Leslie Malcolmson
- Full name: George Leslie Morris Malcolmson
- Born: 2 May 1910 Lurgan, Co. Armagh, Ireland
- Died: 29 April 1993 (aged 82) Belfast, Northern Ireland

Rugby union career
- Position(s): Fullback

International career
- Years: Team / Apps / (Points)
- 1935–37: Ireland / 7 / (0)

= Leslie Malcolmson =

Rugby union player from Northern Ireland

George Leslie Morris Malcolmson (2 May 1910 — 29 April 1993) was an Irish international rugby union player.
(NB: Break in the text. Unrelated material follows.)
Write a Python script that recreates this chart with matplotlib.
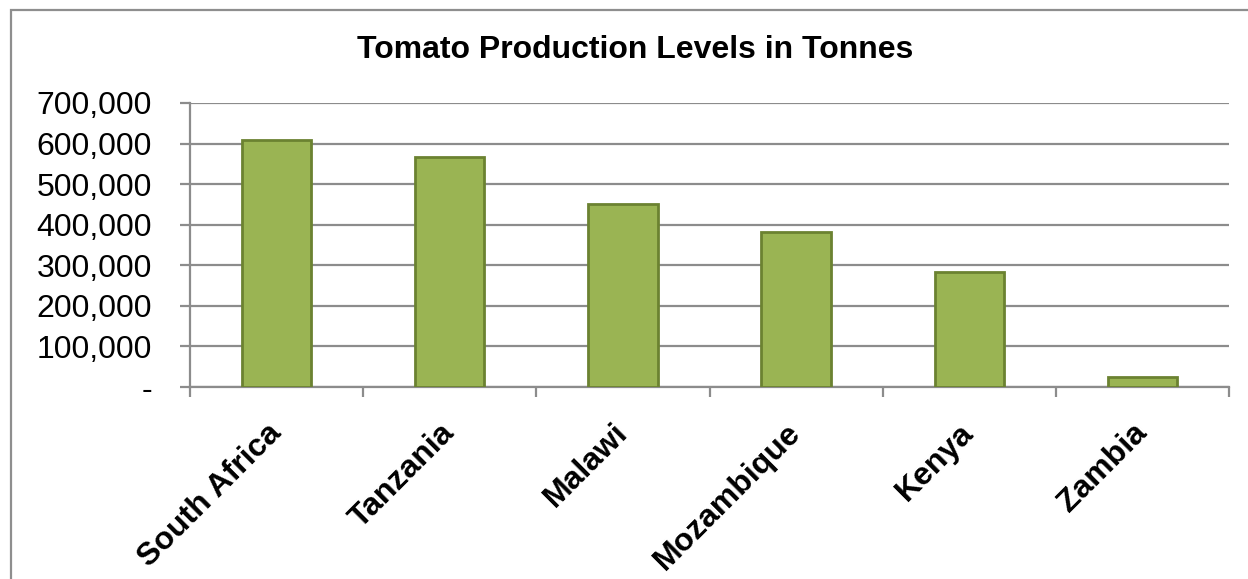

Born in Lurgan, Malcolmson played for Belfast club North of Ireland and also spent time in England, where he competed with Northampton. He underwent RAF training at No. 3 Flying Training School in Grantham, Lincolnshire

Malcolmson was a versatile back, who played as a centre on his Ireland debut against the All Blacks at Lansdowne Road in 1935, but gained his other six caps at fullback. The Irish Rugby Annual named Malcolmson as one of the four "Irish stars" of the 1935-36 season, described him as demonstrating a "keen sense of position, safe pair of hands and a lengthy and accurate kick with either foot". He played all of Ireland's 1936 and 1937 Home Nations matches.